Ces bisbilles ont connu un nouveau rebondissement mercredi soir, lorsque Beauvau a annoncé que "face à l'ampleur prise par les campements à Paris", une "opération d'évacuation" allait être menée "à bref délai". Dans son communiqué, le ministère de l'Intérieur s'attaque une nouvelle fois à Anne Hidalgo. "Cette situation se répétera indéfiniment si des mesures ne sont pas prises par les autorités locales pour éviter que les campements ne se reconstituent", est-il écrit. Gérard Collomb "regrette" par ailleurs que l'édile refuse de "demander l'évacuation de son domaine public".
" Je crains qu'il y ait un certain nombre de calculs politiciens de la part du ministère de l'Intérieur. "
Derrière les migrants, la bataille de Paris. Si la question des migrants présents à Paris est indéniablement un véritable enjeu, il semble néanmoins que cette bataille rangée en augure une autre, plus lointaine mais déjà présente dans tous les esprits : les municipales de 2020. Jusqu'ici, Anne Hidalgo, qui figure parmi les cibles préférées de la droite et l'extrême droite, était relativement épargnée par LREM. De son côté, la maire évitait aussi toute critique trop acerbe, elle qui avait pourtant été si virulente au moment du vote de la loi Macron sur le travail le dimanche. En mars dernier, Anne Hidalgo avait même jugé dans Libération qu'elle était "dans une démarche de co-construction" avec l'exécutif.

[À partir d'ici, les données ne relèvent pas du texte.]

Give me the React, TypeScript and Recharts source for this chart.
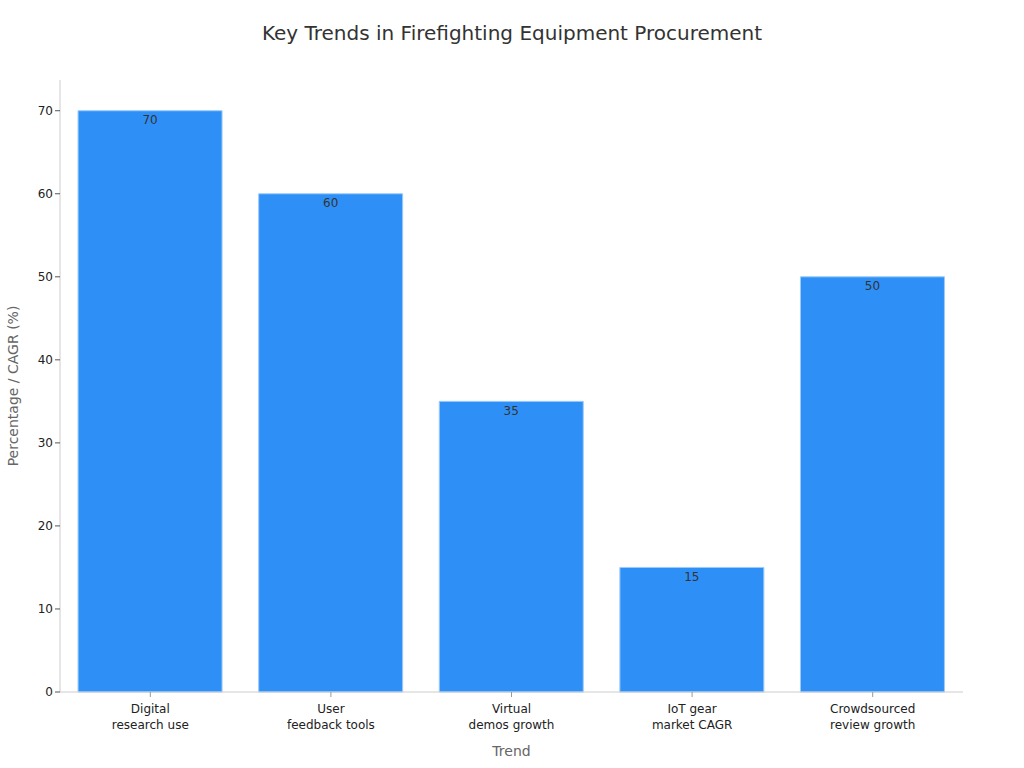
import { BarChart, Bar, XAxis, YAxis, LabelList } from "recharts";

const trends = [
  "Digital\nresearch use",
  "User\nfeedback tools",
  "Virtual\ndemos growth",
  "IoT gear\nmarket CAGR",
  "Crowdsourced\nreview growth",
];
const values = [70, 60, 35, 15, 50];
const yTicks = [0, 10, 20, 30, 40, 50, 60, 70];

const data = trends.map((trend, i) => ({ trend, value: values[i] }));

const FONT = "'DejaVu Sans', sans-serif";

function TrendTick({ x, y, payload }: any) {
  const lines = String(payload.value).split("\n");
  return (
    <text x={x} y={y} textAnchor="middle" fill="#222" fontSize={12} fontFamily={FONT}>
      {lines.map((line, i) => (
        <tspan key={i} x={x} dy={i === 0 ? 14 : 16}>
          {line}
        </tspan>
      ))}
    </text>
  );
}

export default function App() {
  return (
    <div style={{ position: "absolute", left: 0, top: 0, width: 1024, height: 768, background: "#fff" }}>
      <div
        style={{
          position: "absolute",
          top: 21,
          width: 1024,
          textAlign: "center",
          fontFamily: FONT,
          fontSize: 20,
          color: "#333",
        }}
      >
        Key Trends in Firefighting Equipment Procurement
      </div>
      <BarChart
        width={1024}
        height={768}
        data={data}
        margin={{ top: 80, right: 61, left: 1, bottom: 0 }}
        barCategoryGap="10%"
      >
        <XAxis
          dataKey="trend"
          height={76}
          tick={<TrendTick />}
          tickLine={{ stroke: "#999" }}
          tickSize={5}
          axisLine={{ stroke: "#ccc" }}
          interval={0}
          label={{
            value: "Trend",
            position: "insideBottom",
            offset: 12,
            fill: "#666",
            fontSize: 14,
            fontFamily: FONT,
          }}
        />
        <YAxis
          width={59}
          domain={[0, 73.7]}
          ticks={yTicks}
          tick={{ fill: "#222", fontSize: 12, fontFamily: FONT }}
          tickLine={{ stroke: "#555" }}
          tickSize={5}
          axisLine={{ stroke: "#ccc" }}
          label={{
            value: "Percentage / CAGR (%)",
            angle: -90,
            position: "insideLeft",
            offset: 12,
            style: { textAnchor: "middle" },
            fill: "#666",
            fontSize: 14,
            fontFamily: FONT,
          }}
        />
        <Bar dataKey="value" fill="#2E90F7" stroke="#9ccbfa" strokeWidth={1} isAnimationActive={false}>
          <LabelList
            dataKey="value"
            position="insideTop"
            offset={5}
            fill="#333"
            fontSize={12}
            fontFamily={FONT}
          />
        </Bar>
      </BarChart>
    </div>
  );
}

Cette question de l'évacuation est donc le premier sujet sur lequel la majorité et la maire de Paris s'opposent frontalement.
"Calculs politiciens". Pour certains proches d'Anne Hidalgo, il n'y a pas de coïncidence. "Je crains qu'il y ait un certain nombre de calculs politiciens de la part du ministère de l'Intérieur", s'est agacé Ian Brossat, adjoint PCF à la mairie de Paris, sur BFM TV. Le fait que Benjamin Griveaux, pressenti pour être candidat LREM en 2020 dans la capitale, en rajoute une couche jeudi matin sur Europe 1, n'a fait que conforter les partisans d'Anne Hidalgo. "Seule la maire de Paris avait l'autorité pour demander au préfet de police d'évacuer. Nous nous substituons à son rôle car elle n'a pas pris la responsabilité politique [de le faire]", a déclaré le porte-parole du gouvernement.
Des "éléments de langage", selon Colombe Brossel, adjointe à la Mairie de Paris en chargé de la Sécurité et de la Politique de la Ville. Et l'impression que la campagne des municipales démarre maintenant. Si, au sein de LREM, deux courants coexistaient jusqu'ici, avec d'un côté les partisans d'une alliance avec Anne Hidalgo et de l'autre ceux qui militaient pour la présentation d'un candidat estampillé parti présidentiel, les seconds semblent l'avoir définitivement emporté. Le fait que la maire chute dans les sondages, au profit de Benjamin Griveaux, n'y est peut-être pas étranger. "On ne peut pas aujourd'hui se présenter avec elle", confirme à Europe1.fr un pilier de la majorité, qui avance des divergences de vision pour Paris. "Et Benjamin est le mieux placé pour y aller."